Enhanced Cash Flow, Financing Efficiency, & Leverage Neutrality
Diversified’s deal structure for acquiring Canvas Energy is centered on financial discipline, targeting leverage neutrality and accretive cash flow generation. The acquisition is expected to raise Diversified’s EBITDA by $155 million over the next 12 months, or 18% over the current base, while boosting free cash flow by 29%—all without factoring in any synergy upside. These increases are significant considering the $550 million purchase price implies a forward EBITDA multiple of just 3.5x, well below industry averages. This is facilitated by the deployment of an ABS facility arranged with Carlyle, where Carlyle will invest in the debt portion of the structure without taking equity ownership in the SPV for this transaction. While the debt remains on Diversified’s balance sheet, it preserves financial flexibility and aligns with past ABS frameworks already in place. Notably, Carlyle’s continued participation validates Diversified’s due diligence, operational stewardship, and acquisition framework. The 3.4 million shares issued to Canvas’ sellers represent about 4% dilution, which management views as modest in light of the deal’s cash flow accretion. From a capital markets perspective, the financing structure is expected to generate an attractive interest rate spread relative to the 5-year Treasury, following the pattern of Diversified’s earlier ABS X note. Importantly, by keeping debt levels consistent and incorporating cash-generating assets, Diversified is aiming to strengthen its balance sheet while avoiding equity overhang. As the company maintains its $0.29 per share dividend and remains committed to returning capital via deleveraging and buybacks, the accretive nature of this financing strategy enhances both yield sustainability and shareholder value.
Upside From Undeveloped Acreage & JV Monetization
Beyond PDP cash flow, Diversified has highlighted significant optionality in the form of undeveloped acreage acquired from Canvas. While primary drilling is not part of Diversified’s core operating strategy, the company has shown success in leveraging joint ventures (JVs) to unlock value from undeveloped resources. Canvas’ acreage includes high-quality locations in the SCOOP/STACK area and other zones that were previously developed with favorable results. Management specifically pointed to these recent vintage wells—approximately 23 drilled in the last 12 months—as proving the viability and potential return profiles of the acreage. However, these wells constitute only a fraction of total production, leaving room to explore monetization routes for much of the remaining land. Diversified intends to replicate its JV approach, as demonstrated with Mewbourne and Cherokee, to drive incremental returns without the capital intensity of standing up a drilling program. The company will consider partnering with operators capable of shouldering development costs while retaining exposure to upside. In some cases, outright divestitures may be considered if the market offers valuations exceeding expected JV economics. Importantly, management emphasized that the company did not assign any value to these undeveloped opportunities in its base case, suggesting any proceeds or earnings accretion would be purely incremental. This adds a margin of safety to the acquisition model while positioning Diversified to opportunistically extract value from assets that were effectively acquired at no premium. Additionally, as energy markets remain focused on capital discipline, assets with development-ready inventory in proven basins could command strong interest, enhancing the company's ability to execute strategic monetizations at favorable terms.

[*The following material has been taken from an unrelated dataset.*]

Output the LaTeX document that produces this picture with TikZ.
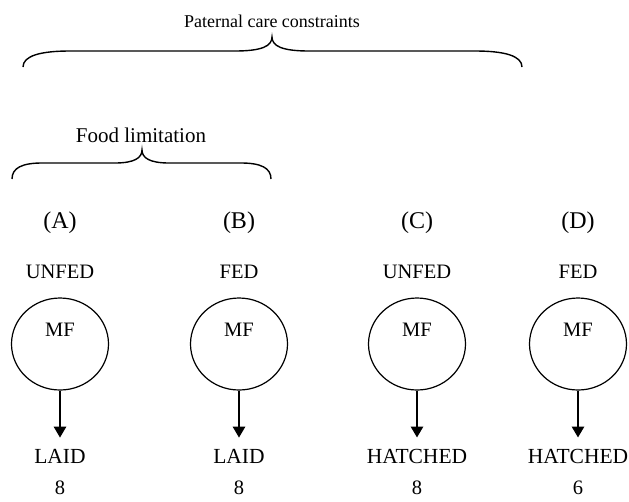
\documentclass[tikz,border=0pt]{standalone}
\usepackage{fontspec}
\setmainfont{Liberation Serif}
\usetikzlibrary{arrows.meta,shapes.geometric}
\begin{document}
\begin{tikzpicture}[x=1pt,y=-1pt,
  brace/.style={line width=1.4pt},
  mfcirc/.style={draw,line width=1.2pt,ellipse,minimum width=97pt,minimum height=92pt,inner sep=0pt},
  lab/.style={font=\fontsize{20.5}{22}\selectfont,inner sep=0pt,anchor=center},
  arr/.style={line width=2.6pt,-{Triangle[width=12pt,length=11pt]},shorten >=11pt}
]
\useasboundingbox (0,0) rectangle (629,501);
% big brace
\node[font=\fontsize{18}{20}\selectfont,inner sep=0pt] (pc) at (272,21) {Paternal care constraints};
\draw[brace] (23,67) .. controls (23,56) and (40,51) .. (70,51) -- (235,51)
  .. controls (262,51) and (272,46) .. (272,37)
  .. controls (272,46) and (282,51) .. (309,51) -- (475,51)
  .. controls (505,51) and (522,56) .. (522,67);
% small brace
\node[font=\fontsize{21}{23}\selectfont,inner sep=0pt] (fl) at (141,135) {Food limitation};
\draw[brace] (12,179) .. controls (12,168) and (22,163) .. (42,163) -- (115,163)
  .. controls (134,163) and (142,158) .. (142,150)
  .. controls (142,158) and (150,163) .. (169,163) -- (241,163)
  .. controls (261,163) and (271,168) .. (271,179);
% columns
\foreach \n/\x/\lt/\ct/\bt/\num in {A/60/(A)/UNFED/LAID/8, B/239/(B)/FED/LAID/8, C/417/(C)/UNFED/HATCHED/8, D/578/(D)/FED/HATCHED/6}{
  \node[lab,font=\fontsize{24}{26}\selectfont] (t\n) at (\x,223) {\lt};
  \node[lab] (f\n) at (\x,272) {\ct};
  \node[mfcirc] (c\n) at (\x,344) {};
  \node[lab] (m\n) at (\x,330) {MF};
  \node[lab,font=\fontsize{21.5}{23}\selectfont] (o\n) at (\x,456) {\bt};
  \node[lab] (n\n) at (\x,488) {\num};
  \draw[arr] (c\n.south) -- (o\n.north);
}
\end{tikzpicture}
\end{document}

Strategic Fit With Carlyle ABS Platform Enables Scalable Growth
The Canvas acquisition marks the first major deployment under Diversified’s strategic funding partnership with Carlyle, and it may serve as a blueprint for future scale-up. Carlyle committed $2 billion to support Diversified’s acquisition strategy via ABS structures, and this transaction represents roughly 20% of that capital. The co-investment validates the credibility of Diversified’s acquisition framework and reflects Carlyle’s confidence in the company’s underwriting discipline, asset quality filters, and operational capability. While Carlyle did not participate at the equity level of the SPV for this transaction due to tax-related considerations, it provided debt funding with expected terms similar to the ABS X note. Management reiterated that Carlyle is willing to invest across the ABS capital stack in future deals where terms allow. Importantly, the simultaneous close of the acquisition and financing streamlines execution and avoids carry risk or mismatch in funding. Looking forward, Diversified anticipates fully deploying the Carlyle commitment by mid-2026 if deal flow remains robust. The company has already executed $2.5 billion worth of acquisitions over the last 18 months, highlighting a proven ability to transact at scale. The partnership with Carlyle not only reduces capital sourcing friction but also enhances Diversified’s credibility when bidding for high-quality PDP packages, potentially improving access to deal flow and negotiating leverage. As more assets come to market from private sellers or divesting E&Ps, Diversified’s ready-to-deploy funding and track record could position it as a preferred counterparty. This funding platform thus not only facilitates the Canvas acquisition but also enhances the company’s strategic positioning for future M&A-driven growth.
Final Thoughts
Source: Yahoo Finance
Diversified Energy’s acquisition of Canvas Energy has not had a significant or material impact in the near term but we expect this to change over the long term. From a valuation perspective, Diversified trades at an LTM EV/EBITDA of 11.13x and a modest LTM P/S of 1.07x—reasonable levels for a company with high cash yield, but also reflective of market skepticism. We believe that the Canvas acquisition offers Diversified Energy a strategic opportunity to deepen its foothold in Oklahoma while expanding free cash flow and building operational scale. The deal is attractively structured, with minimal dilution and leverage neutrality, and opens the door to future upside through undeveloped acreage and JV monetization. Whether the deal becomes a catalyst for multiple expansion or simply another addition to a complex portfolio remains to be seen. Investors will be watching closely as Diversified turns its latest acquisition into either a growth enabler—or an operational test.